A CPU executes various kinds of instructions. One of the most common instructions executed by a CPU is a memory load (LD) instruction. The operations that may be associated with an LD instruction are executed in an LSU of a CPU that interfaces directly with a level 1 data (L1D) cache. Reducing the latency of LD instructions is critical for achieving high-performance CPU execution. The latency of an LD instruction in most CPUs varies between 3 to 5 cycles. Typically, such multi-cycle latency involves various complex operations that include an address lookup in a translation lookaside buffer (TLB), a tag index lookup in an L1D cache, a compare of a tag physical address, a data read of the L1D cache, and an alignment update of the data value that has been read from the L1D cache.

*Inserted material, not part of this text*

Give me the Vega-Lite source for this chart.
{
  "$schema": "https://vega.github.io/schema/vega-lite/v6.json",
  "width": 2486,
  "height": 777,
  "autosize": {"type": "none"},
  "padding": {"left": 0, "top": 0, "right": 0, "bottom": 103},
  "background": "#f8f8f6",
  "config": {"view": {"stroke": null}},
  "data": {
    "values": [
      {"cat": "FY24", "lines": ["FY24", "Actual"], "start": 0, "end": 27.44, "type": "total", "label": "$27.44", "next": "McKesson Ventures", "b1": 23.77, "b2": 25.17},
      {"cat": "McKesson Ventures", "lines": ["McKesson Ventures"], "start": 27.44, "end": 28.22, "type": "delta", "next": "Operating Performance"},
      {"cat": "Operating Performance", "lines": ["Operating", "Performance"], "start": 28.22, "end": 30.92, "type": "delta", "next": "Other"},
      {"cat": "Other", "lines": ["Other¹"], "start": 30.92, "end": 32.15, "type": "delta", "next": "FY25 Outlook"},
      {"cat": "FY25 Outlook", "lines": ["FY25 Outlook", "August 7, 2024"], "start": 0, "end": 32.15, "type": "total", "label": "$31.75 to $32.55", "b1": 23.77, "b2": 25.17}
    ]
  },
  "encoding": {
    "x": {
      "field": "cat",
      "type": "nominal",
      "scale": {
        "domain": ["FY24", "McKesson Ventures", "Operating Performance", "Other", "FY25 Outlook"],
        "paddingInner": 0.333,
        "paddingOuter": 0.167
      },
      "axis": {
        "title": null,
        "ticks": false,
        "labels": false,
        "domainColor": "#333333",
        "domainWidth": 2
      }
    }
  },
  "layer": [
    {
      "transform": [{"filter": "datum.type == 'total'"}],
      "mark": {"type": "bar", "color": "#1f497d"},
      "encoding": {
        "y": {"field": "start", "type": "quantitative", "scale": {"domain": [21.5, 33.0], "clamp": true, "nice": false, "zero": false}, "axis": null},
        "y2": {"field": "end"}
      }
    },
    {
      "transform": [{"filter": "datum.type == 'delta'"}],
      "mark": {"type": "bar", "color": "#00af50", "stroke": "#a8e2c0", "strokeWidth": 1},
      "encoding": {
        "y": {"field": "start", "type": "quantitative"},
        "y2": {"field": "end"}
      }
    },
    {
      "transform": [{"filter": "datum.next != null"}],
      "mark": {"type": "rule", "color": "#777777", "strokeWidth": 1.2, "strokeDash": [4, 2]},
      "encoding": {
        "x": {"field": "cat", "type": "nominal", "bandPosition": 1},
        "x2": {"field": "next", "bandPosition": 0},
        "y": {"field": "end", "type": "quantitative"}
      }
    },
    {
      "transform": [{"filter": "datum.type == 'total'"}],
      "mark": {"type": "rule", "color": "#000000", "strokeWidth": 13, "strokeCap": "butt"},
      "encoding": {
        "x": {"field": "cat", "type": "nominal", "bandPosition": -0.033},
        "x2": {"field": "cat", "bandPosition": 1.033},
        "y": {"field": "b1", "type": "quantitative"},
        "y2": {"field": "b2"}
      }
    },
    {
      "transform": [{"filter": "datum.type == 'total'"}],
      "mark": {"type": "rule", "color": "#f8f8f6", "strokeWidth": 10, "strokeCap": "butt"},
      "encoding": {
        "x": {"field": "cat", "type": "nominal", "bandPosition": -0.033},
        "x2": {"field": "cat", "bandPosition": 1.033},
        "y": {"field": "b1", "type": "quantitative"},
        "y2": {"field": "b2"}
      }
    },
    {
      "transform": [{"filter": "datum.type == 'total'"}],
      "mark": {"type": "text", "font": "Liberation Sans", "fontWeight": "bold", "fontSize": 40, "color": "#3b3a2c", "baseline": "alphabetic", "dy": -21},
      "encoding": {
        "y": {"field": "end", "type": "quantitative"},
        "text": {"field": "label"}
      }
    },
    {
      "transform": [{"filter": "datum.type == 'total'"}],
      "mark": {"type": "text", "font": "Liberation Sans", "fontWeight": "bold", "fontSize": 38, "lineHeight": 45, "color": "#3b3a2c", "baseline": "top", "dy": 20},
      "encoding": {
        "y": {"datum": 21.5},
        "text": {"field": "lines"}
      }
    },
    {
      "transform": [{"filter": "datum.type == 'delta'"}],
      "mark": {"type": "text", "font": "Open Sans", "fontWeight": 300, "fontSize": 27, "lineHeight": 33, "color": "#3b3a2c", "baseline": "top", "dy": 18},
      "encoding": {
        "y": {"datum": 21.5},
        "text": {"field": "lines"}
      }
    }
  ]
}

A CPU may execute an LD instruction that may drive, or cause, an address generation unit (AGU) to generate an address for an LD instruction that is immediately subsequent. That is, the address of the subsequent LD instruction (referred to herein as a consumer LD instruction) is dependent on the previous memory load operation (referred to herein as a producer LD instruction). For example, consider the following two LD instructions: LDR r0, [r1] and LDR r2, [r0]. In this example, the second LD instruction is immediately subsequent to the first LD instructions. Although the two instructions appear as two separate operations; in this case the first (producer) LD instruction performs a first LD operation and generates (produces) the memory address for the second (consumer) LD operation.
If an LD instruction drives the address generation for an immediately subsequent dependent LD instruction, the latency of each LD instruction sequentially combines to be the entire latency for both LD instructions. Thus, the latency of dependent memory load operations is critical to the performance of a CPU.